Last Hurrah for Bitter Cold
Current Wind Chill Bitterly cold wind chills increase the risk of frostbite and hypothermia.
Current Wind Chill
The Arctic air first plunged into the Upper Midwest on Saturday, Jan. 19, reaching northern parts of North Dakota and Minnesota where temperatures tumbled throughout the day.
The bitter cold spread south and east on Monday, Jan. 21. Minneapolis-St. Paul logged a high of -2 that day, the first subzero high there since Jan. 2009; the streak of four years and six days without a subzero high was the longest on record there, and nearly a year longer than the previous record streak.
Des Moines, Iowa, also ended a record streak that day, reaching a low of 2 below zero and ending a 710-day streak without a subzero low, the longest such streak for Iowa's capital.
(MORE: Arctic Blast Won't Let Go)
On Tuesday, Jan. 22, both Chicago and Rockford, Ill., fell below zero for the first time in 711 days.
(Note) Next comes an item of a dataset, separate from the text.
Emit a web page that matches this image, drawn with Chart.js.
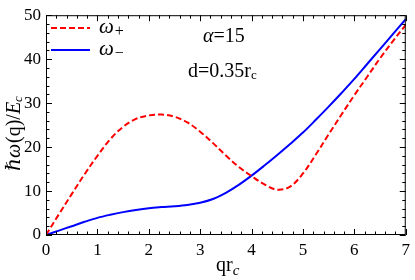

For Rockford, this was the longest at-or-above-zero spell on record, and it was the fourth-longest in the Windy City.
Other lowlights Tuesday included lows of -30 in International Falls; -33 in Ely and Bigfork, Minn.; and -37 in Big Black River, Maine.
On the morning of Wednesday, Jan. 23, Reagan National Airport in the nation's capital fell to 15 degrees, its coldest reading since March 3, 2009. Philadelphia (12 degrees) and New York (11 degrees) noted their lowest temperatures since Jan. 24, 2011.
Other frigid readings Wednesday morning included -36 at Estcourt Station, Maine, and -24 at Saranac Lake, N.Y.
While winds were light over the lower elevations, the mountains of New England experienced high winds and brutal wind chills. The feels-like temperature bottomed out at 86 below zero on top of Mount Washington in New Hampshire, and 63 below zero on Mount Mansfield in Vermont.